— Start DATA PROVIDED —

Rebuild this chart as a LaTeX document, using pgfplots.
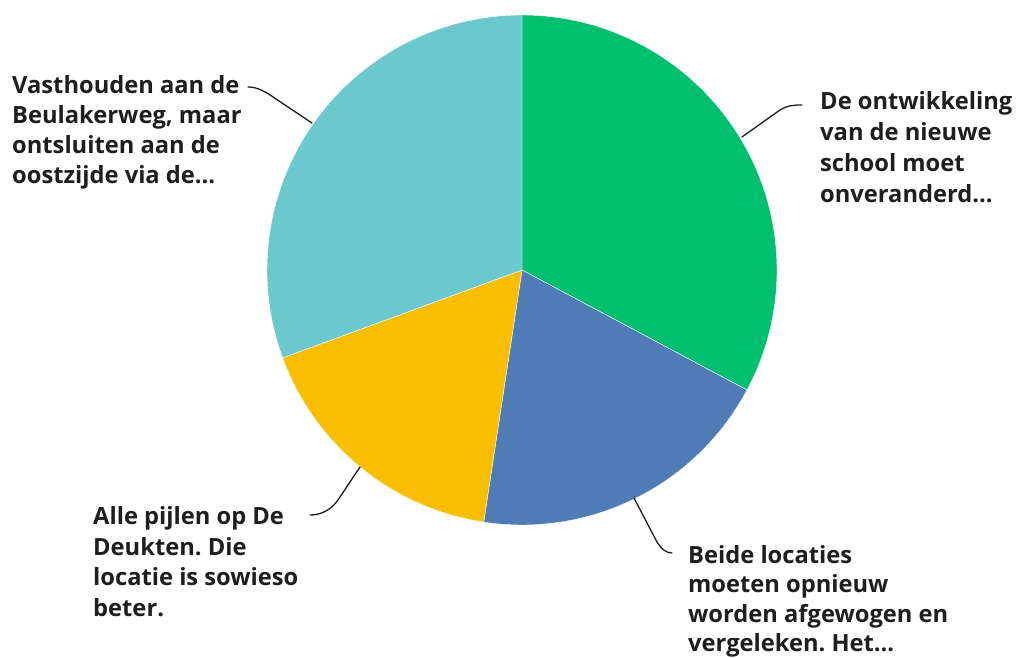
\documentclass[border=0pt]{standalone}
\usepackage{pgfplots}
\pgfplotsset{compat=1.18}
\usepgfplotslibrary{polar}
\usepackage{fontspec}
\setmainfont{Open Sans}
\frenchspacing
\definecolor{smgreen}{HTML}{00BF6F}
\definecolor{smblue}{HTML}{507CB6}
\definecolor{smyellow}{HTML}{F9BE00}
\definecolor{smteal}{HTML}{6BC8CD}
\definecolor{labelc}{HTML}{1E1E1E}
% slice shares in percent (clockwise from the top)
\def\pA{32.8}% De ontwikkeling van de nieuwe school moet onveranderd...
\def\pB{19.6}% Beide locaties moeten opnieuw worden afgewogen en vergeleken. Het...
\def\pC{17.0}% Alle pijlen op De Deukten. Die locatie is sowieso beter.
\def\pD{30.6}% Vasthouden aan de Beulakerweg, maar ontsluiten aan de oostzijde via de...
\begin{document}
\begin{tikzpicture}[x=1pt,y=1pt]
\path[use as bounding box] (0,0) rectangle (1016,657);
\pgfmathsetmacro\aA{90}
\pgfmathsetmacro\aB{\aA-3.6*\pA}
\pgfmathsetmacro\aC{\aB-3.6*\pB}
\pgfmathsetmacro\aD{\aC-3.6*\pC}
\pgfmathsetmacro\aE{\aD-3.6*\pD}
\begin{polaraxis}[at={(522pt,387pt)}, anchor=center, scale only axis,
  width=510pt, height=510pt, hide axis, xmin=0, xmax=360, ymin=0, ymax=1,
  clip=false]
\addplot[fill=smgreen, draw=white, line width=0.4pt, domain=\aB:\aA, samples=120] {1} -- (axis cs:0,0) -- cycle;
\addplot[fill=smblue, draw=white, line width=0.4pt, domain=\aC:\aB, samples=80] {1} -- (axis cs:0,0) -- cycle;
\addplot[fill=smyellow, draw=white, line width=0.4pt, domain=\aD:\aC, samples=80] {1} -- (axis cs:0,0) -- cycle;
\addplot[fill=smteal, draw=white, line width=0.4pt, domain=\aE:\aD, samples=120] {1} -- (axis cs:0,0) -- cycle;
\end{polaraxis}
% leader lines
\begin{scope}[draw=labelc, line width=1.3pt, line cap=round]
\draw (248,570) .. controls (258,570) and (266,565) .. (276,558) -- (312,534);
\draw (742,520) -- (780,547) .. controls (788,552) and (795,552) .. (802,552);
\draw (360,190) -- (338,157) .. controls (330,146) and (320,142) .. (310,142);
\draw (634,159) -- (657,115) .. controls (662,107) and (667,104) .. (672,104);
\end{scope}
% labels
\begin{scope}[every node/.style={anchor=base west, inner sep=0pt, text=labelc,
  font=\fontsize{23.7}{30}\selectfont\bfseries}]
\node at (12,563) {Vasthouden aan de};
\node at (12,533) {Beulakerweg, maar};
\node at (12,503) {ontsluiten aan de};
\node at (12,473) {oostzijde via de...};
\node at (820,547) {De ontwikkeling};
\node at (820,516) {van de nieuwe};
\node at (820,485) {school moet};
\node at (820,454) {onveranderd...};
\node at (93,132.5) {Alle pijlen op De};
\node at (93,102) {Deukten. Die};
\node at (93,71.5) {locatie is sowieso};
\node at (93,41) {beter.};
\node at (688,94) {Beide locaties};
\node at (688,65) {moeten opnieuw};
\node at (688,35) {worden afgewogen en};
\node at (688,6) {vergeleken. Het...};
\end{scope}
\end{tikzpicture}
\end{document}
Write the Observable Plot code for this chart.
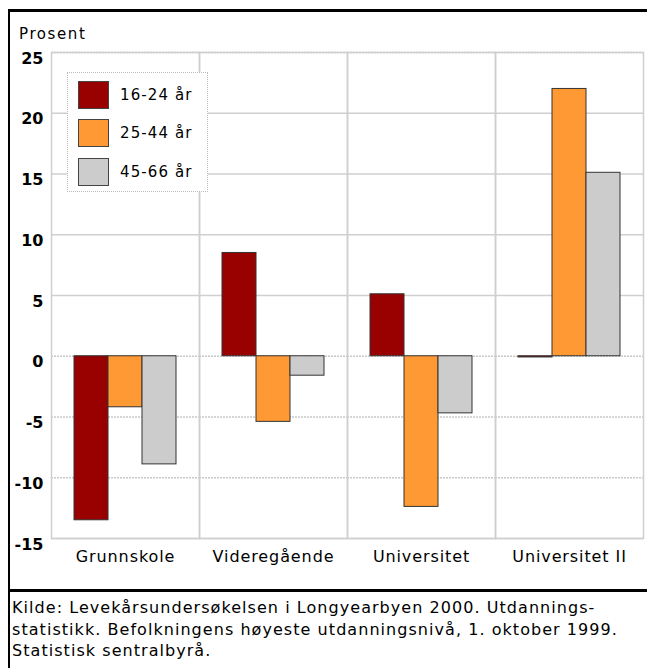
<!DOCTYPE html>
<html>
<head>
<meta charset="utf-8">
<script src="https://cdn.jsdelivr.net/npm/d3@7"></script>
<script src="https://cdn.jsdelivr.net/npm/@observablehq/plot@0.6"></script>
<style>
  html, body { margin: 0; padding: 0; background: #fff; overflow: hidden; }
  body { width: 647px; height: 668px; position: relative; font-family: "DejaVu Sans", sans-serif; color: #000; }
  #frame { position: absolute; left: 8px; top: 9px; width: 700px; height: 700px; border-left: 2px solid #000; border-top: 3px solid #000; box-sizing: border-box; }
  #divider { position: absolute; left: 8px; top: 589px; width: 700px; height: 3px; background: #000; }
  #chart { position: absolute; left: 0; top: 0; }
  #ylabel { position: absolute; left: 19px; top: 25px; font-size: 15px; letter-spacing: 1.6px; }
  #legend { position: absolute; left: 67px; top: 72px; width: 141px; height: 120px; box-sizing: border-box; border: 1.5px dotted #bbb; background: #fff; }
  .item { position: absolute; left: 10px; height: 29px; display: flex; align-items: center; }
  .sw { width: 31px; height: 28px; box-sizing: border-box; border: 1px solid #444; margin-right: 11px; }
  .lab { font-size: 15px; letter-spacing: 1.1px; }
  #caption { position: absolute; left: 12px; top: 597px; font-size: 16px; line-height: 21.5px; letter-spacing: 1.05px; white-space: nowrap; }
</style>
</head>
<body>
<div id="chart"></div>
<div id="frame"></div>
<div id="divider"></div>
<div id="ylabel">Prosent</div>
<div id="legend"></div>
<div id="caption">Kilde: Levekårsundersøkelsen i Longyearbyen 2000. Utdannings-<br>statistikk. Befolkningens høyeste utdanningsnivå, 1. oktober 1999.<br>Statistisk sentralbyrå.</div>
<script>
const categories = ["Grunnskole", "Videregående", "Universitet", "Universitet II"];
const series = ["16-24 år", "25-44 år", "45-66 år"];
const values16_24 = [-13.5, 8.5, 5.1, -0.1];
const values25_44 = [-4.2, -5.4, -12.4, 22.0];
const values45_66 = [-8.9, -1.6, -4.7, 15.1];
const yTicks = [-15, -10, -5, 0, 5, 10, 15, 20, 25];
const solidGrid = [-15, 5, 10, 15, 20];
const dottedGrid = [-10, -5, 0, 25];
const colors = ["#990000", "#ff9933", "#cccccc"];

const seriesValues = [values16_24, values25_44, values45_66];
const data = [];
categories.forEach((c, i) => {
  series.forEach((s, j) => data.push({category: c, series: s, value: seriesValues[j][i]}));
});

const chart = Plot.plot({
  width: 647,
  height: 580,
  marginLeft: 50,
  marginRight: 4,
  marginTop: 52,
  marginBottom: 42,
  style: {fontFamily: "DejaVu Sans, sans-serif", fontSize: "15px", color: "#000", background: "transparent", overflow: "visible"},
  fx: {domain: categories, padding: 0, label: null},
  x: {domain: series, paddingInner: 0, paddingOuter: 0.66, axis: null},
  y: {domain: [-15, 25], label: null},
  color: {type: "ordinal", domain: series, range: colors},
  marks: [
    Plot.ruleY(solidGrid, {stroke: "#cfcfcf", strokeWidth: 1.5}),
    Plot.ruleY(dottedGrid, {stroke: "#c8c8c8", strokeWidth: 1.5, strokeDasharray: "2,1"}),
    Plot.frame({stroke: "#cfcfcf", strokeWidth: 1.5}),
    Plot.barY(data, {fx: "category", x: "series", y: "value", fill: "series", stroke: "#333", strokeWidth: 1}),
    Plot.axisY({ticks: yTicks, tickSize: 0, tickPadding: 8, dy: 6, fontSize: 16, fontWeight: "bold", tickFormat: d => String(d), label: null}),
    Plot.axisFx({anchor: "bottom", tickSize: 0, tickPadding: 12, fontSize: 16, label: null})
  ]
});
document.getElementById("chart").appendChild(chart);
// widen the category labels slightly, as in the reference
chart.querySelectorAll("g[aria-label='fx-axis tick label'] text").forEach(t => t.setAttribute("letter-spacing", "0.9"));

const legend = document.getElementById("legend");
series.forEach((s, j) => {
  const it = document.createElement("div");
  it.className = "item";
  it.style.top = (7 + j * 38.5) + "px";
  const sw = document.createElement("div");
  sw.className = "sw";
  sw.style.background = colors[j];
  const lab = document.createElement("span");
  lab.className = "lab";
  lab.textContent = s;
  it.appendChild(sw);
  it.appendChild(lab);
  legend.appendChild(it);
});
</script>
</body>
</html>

— End DATA PROVIDED —

WHAT IS EXPECTED » Copy all lines of the material above where the string "chart" occurs.

TASK RESPONSE »
Rebuild this chart as a LaTeX document, using pgfplots.
Write the Observable Plot code for this chart.
  #chart { position: absolute; left: 0; top: 0; }
<div id="chart"></div>
const chart = Plot.plot({
document.getElementById("chart").appendChild(chart);
chart.querySelectorAll("g[aria-label='fx-axis tick label'] text").forEach(t => t.setAttribute("letter-spacing", "0.9"));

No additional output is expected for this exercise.